* _Exercise directions_: Tally the lines of the data that include the word "this" and state the total, nothing else.

(Collected data)
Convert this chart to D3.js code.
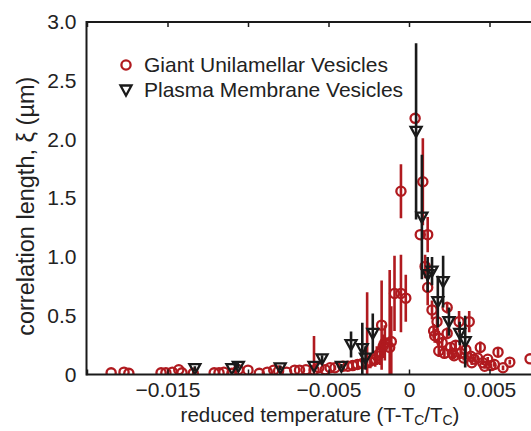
<!DOCTYPE html>
<html><head><meta charset="utf-8">
<script src="https://cdn.jsdelivr.net/npm/d3@7"></script>
<style>
body{margin:0;background:#fff;}
text{font-family:"Liberation Sans",Arial,Helvetica,sans-serif;}
</style></head><body>
<svg id="c" width="531" height="431"></svg>
<script>
// Giant Unilamellar Vesicles (GUV): reduced temperature, correlation length (µm), error
const guvX = [-0.0185,-0.0177,-0.0174,-0.0154,-0.0151,-0.0147,-0.0143,-0.0141,-0.0134,-0.0121,-0.0118,-0.0115,-0.0110,-0.0106,-0.0100,-0.0093,-0.0088,-0.0084,-0.0081,-0.0076,-0.0071,-0.0068,-0.0064,-0.0059,-0.0056,-0.0052,-0.0049,-0.0046,-0.0041,-0.0038,-0.0035,-0.0032,-0.0029,-0.0026,-0.0024,-0.0021,-0.0020,-0.0018,-0.0017,-0.0016,-0.0015,-0.0012,-0.0011,-0.0009,-0.0005,-0.0002,-0.0005,0.00038,0.00086,0.0007,0.00116,0.0010,0.00116,0.00143,0.00153,0.00174,0.00185,0.00185,0.00206,0.00237,0.00237,0.00258,0.00269,0.0029,0.00311,0.00321,0.00353,0.00374,0.00384,0.00405,0.00426,0.00443,0.00458,0.00489,0.0051,0.00553,0.00584,0.00626,0.00752,0.0016,0.0022,0.0028,0.0034,0.0039,0.0047,0.0053];
const guvY = [0.014,0.02,0.01,0.014,0.014,0.02,0.04,0.014,0.01,0.014,0.014,0.02,0.01,0.04,0.037,0.01,0.02,0.037,0.03,0.02,0.037,0.037,0.04,0.037,0.057,0.04,0.057,0.057,0.07,0.07,0.076,0.085,0.093,0.10,0.113,0.127,0.16,0.18,0.42,0.24,0.27,0.23,0.28,0.69,0.69,0.65,1.56,2.18,1.64,1.19,1.19,0.92,0.74,0.55,0.37,0.45,0.2,0.31,0.27,0.57,0.35,0.23,0.18,0.25,0.45,0.18,0.21,0.45,0.155,0.13,0.14,0.23,0.10,0.13,0.076,0.19,0.057,0.105,0.133,0.33,0.18,0.16,0.14,0.10,0.07,0.085];
const guvErr = [0,0,0,0,0,0,0,0,0.02,0,0,0,0,0,0,0,0,0,0,0,0,0,0,0.29,0,0,0,0.02,0,0,0.03,0.04,0.05,0.6,0.06,0.06,0.08,0.1,0.38,0.1,0.15,0.66,0.3,0.32,0.33,0.2,0.23,0,0.37,0,0.15,0.1,0.15,0.08,0.06,0.08,0.05,0.06,0.05,0.05,0.05,0.04,0.03,0.04,0.09,0.03,0.03,0.09,0.03,0.02,0.02,0.05,0.02,0.02,0.02,0.04,0.02,0.02,0,0.06,0.03,0.03,0.02,0.02,0.02,0.02];

// Plasma Membrane Vesicles (PMV)
const pmvX = [-0.0133,-0.0110,-0.0106,-0.0080,-0.0059,-0.0054,-0.0042,-0.0036,-0.0029,-0.0027,-0.00225,0.00044,0.0008,0.00116,0.00143,0.00179,0.00212,0.00248,0.00315,0.00349];
const pmvY = [0.05,0.05,0.07,0.057,0.07,0.133,0.07,0.255,0.22,0.14,0.35,2.07,1.34,0.85,0.88,0.62,0.79,0.45,0.35,0.28];
const pmvErr = [0.02,0,0.02,0.02,0,0.03,0.02,0.11,0.22,0.1,0.17,0.75,0.53,0.15,0.12,0.22,0.22,0.12,0.1,0.22];

const xTicks = [-0.02,-0.015,-0.01,-0.005,0,0.005];
const xTickLabels = ["","\u22120.015","","\u22120.005","0","0.005"];
const yTicks = [0,0.5,1.0,1.5,2.0,2.5,3.0];
const yTickLabels = ["0","0.5","1.0","1.5","2.0","2.5","3.0"];
const seriesNames = ["Giant Unilamellar Vesicles","Plasma Membrane Vesicles"];

const RED = "#b01a1f";
const INK = "#1a1a1a";
const FS = 21;
const svg = d3.select("#c");
const L = 86.5, T = 22, B = 374.5;
const x = d3.scaleLinear().domain([-0.02, 0.01]).range([87, 570]);
const y = d3.scaleLinear().domain([0, 3]).range([B, T]);

svg.append("defs").append("clipPath").attr("id","clip")
  .append("rect").attr("x",L).attr("y",T).attr("width",531-L).attr("height",B-T);

const plot = svg.append("g").attr("clip-path","url(#clip)");

function drawSeries(xs, ys, es, color, shape){
  const g = plot.append("g");
  g.selectAll("line.err").data(xs.map((d,i)=>({x:d,y:ys[i],e:es[i]})).filter(d=>d.e>0))
    .join("line").attr("class","err")
    .attr("x1",d=>x(d.x)).attr("x2",d=>x(d.x))
    .attr("y1",d=>y(d.y+d.e)).attr("y2",d=>y(Math.max(d.y-d.e,-0.1)))
    .attr("stroke",color).attr("stroke-width",2.6);
  const pts = xs.map((d,i)=>({x:d,y:ys[i]}));
  if(shape==="circle"){
    g.selectAll("circle").data(pts).join("circle")
      .attr("cx",d=>x(d.x)).attr("cy",d=>y(d.y)).attr("r",4.6)
      .attr("fill","none").attr("stroke",color).attr("stroke-width",2.3);
  } else {
    g.selectAll("path.tri").data(pts).join("path").attr("class","tri")
      .attr("d",d=>{const cx=x(d.x), cy=y(d.y); return `M${cx-5.5},${cy-4.5}L${cx+5.5},${cy-4.5}L${cx},${cy+5.5}Z`;})
      .attr("fill","none").attr("stroke",color).attr("stroke-width",2.3).attr("stroke-linejoin","miter");
  }
}
drawSeries(guvX, guvY, guvErr, RED, "circle");
drawSeries(pmvX, pmvY, pmvErr, INK, "tri");

// frame
svg.append("line").attr("x1",L).attr("x2",531).attr("y1",B).attr("y2",B).attr("stroke",INK).attr("stroke-width",2);
svg.append("line").attr("x1",L).attr("x2",531).attr("y1",T).attr("y2",T).attr("stroke",INK).attr("stroke-width",2);
svg.append("line").attr("x1",L).attr("x2",L).attr("y1",T-1).attr("y2",B+1).attr("stroke",INK).attr("stroke-width",2);

// x axis
const xa = svg.append("g").attr("transform",`translate(0,${B})`)
  .call(d3.axisBottom(x).tickValues(xTicks).tickSizeInner(-5).tickSizeOuter(0)
    .tickFormat((d,i)=>xTickLabels[i]).tickPadding(8));
xa.select(".domain").remove();
xa.selectAll("line").attr("stroke",INK).attr("stroke-width",1.5);
xa.selectAll("text").attr("font-size",FS).attr("fill","#222");
const xt = svg.append("g").attr("transform",`translate(0,${T})`)
  .call(d3.axisTop(x).tickValues(xTicks).tickSizeInner(-5).tickSizeOuter(0).tickFormat(""));
xt.select(".domain").remove();
xt.selectAll("line").attr("stroke",INK).attr("stroke-width",1.5);

// y axis
const ya = svg.append("g").attr("transform",`translate(${L},0)`)
  .call(d3.axisLeft(y).tickValues(yTicks).tickSizeInner(0).tickSizeOuter(0)
    .tickFormat((d,i)=>yTickLabels[i]).tickPadding(10));
ya.select(".domain").remove();
ya.selectAll("text").attr("font-size",FS).attr("fill","#222");

// axis titles
const xTitle = svg.append("text").attr("x",x(0)-89).attr("y",421.5).attr("text-anchor","middle")
  .attr("font-size",20.5).attr("fill","#222");
xTitle.append("tspan").text("reduced temperature (T-T");
xTitle.append("tspan").attr("font-size",14).attr("dy",3).text("C");
xTitle.append("tspan").attr("dy",-3).text("/T");
xTitle.append("tspan").attr("font-size",14).attr("dy",3).text("C");
xTitle.append("tspan").attr("dy",-3).text(")");

svg.append("text").attr("transform",`translate(34,${(T+B)/2+8}) rotate(-90)`)
  .attr("text-anchor","middle").attr("font-size",23.5).attr("fill","#222")
  .text("correlation length, \u03BE (\u00B5m)");

// legend
const lg = svg.append("g");
lg.append("circle").attr("cx",126).attr("cy",65).attr("r",4.6).attr("fill","none").attr("stroke",RED).attr("stroke-width",2.3);
lg.append("path").attr("d","M120.5,85.5L131.5,85.5L126,95.5Z").attr("fill","none").attr("stroke",INK).attr("stroke-width",2.3);
lg.append("text").attr("x",144).attr("y",72).attr("font-size",FS).attr("fill","#222").text(seriesNames[0]);
lg.append("text").attr("x",144).attr("y",97).attr("font-size",FS).attr("fill","#222").text(seriesNames[1]);
</script></body></html>
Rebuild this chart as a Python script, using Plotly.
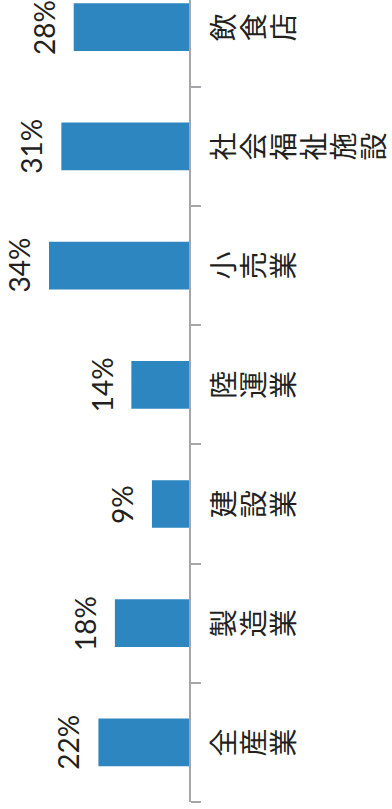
import plotly.graph_objects as go

# Share of workplaces by industry (bottom to top)
categories = ["全産業", "製造業", "建設業", "陸運業", "小売業", "社会福祉施設", "飲食店"]
values = [22, 18, 9, 14, 34, 31, 28]
value_labels = [f"{v}%" for v in values]

BAR_COLOR = "#2E86C1"
AXIS_COLOR = "#A6A6A8"
TEXT_COLOR = "#231F20"

fig = go.Figure(
    go.Bar(
        x=values,
        y=categories,
        orientation="h",
        marker=dict(color=BAR_COLOR, line=dict(width=0)),
        width=0.4,
        hoverinfo="skip",
    )
)

annotations = []
# value labels, rotated to read bottom-to-top, just beyond each bar end
for cat, v, lab in zip(categories, values, value_labels):
    annotations.append(
        dict(
            x=v, y=cat, xref="x", yref="y",
            text=lab, textangle=-90, showarrow=False,
            xanchor="center", yanchor="middle", xshift=-30,
            font=dict(family="Lato, Noto Sans", size=28, color=TEXT_COLOR),
        )
    )

# category names: characters laid out left to right, each turned a quarter turn
for cat in categories:
    for k, ch in enumerate(cat):
        annotations.append(
            dict(
                x=1, y=cat, xref="paper", yref="y",
                text=ch, textangle=-90, showarrow=False,
                xanchor="center", yanchor="middle", xshift=33 + 30 * k,
                borderpad=0,
                font=dict(family="Noto Sans CJK JP", size=28, color=TEXT_COLOR),
            )
        )

fig.update_layout(
    width=392,
    height=809,
    margin=dict(l=0, r=203, t=0, b=7),
    paper_bgcolor="white",
    plot_bgcolor="white",
    showlegend=False,
    bargap=0.6,
    annotations=annotations,
    xaxis=dict(
        range=[45.9, 0],
        showgrid=False,
        zeroline=False,
        showline=False,
        showticklabels=False,
        ticks="",
    ),
    yaxis=dict(
        type="category",
        categoryorder="array",
        categoryarray=categories,
        range=[-0.5, 6.228],
        side="right",
        showgrid=False,
        zeroline=False,
        showline=True,
        linecolor=AXIS_COLOR,
        linewidth=2,
        ticks="outside",
        tickson="boundaries",
        ticklen=10,
        tickwidth=1.5,
        tickcolor=AXIS_COLOR,
        showticklabels=False,
    ),
)

fig.write_html("out.html")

* _Exercise output_: 2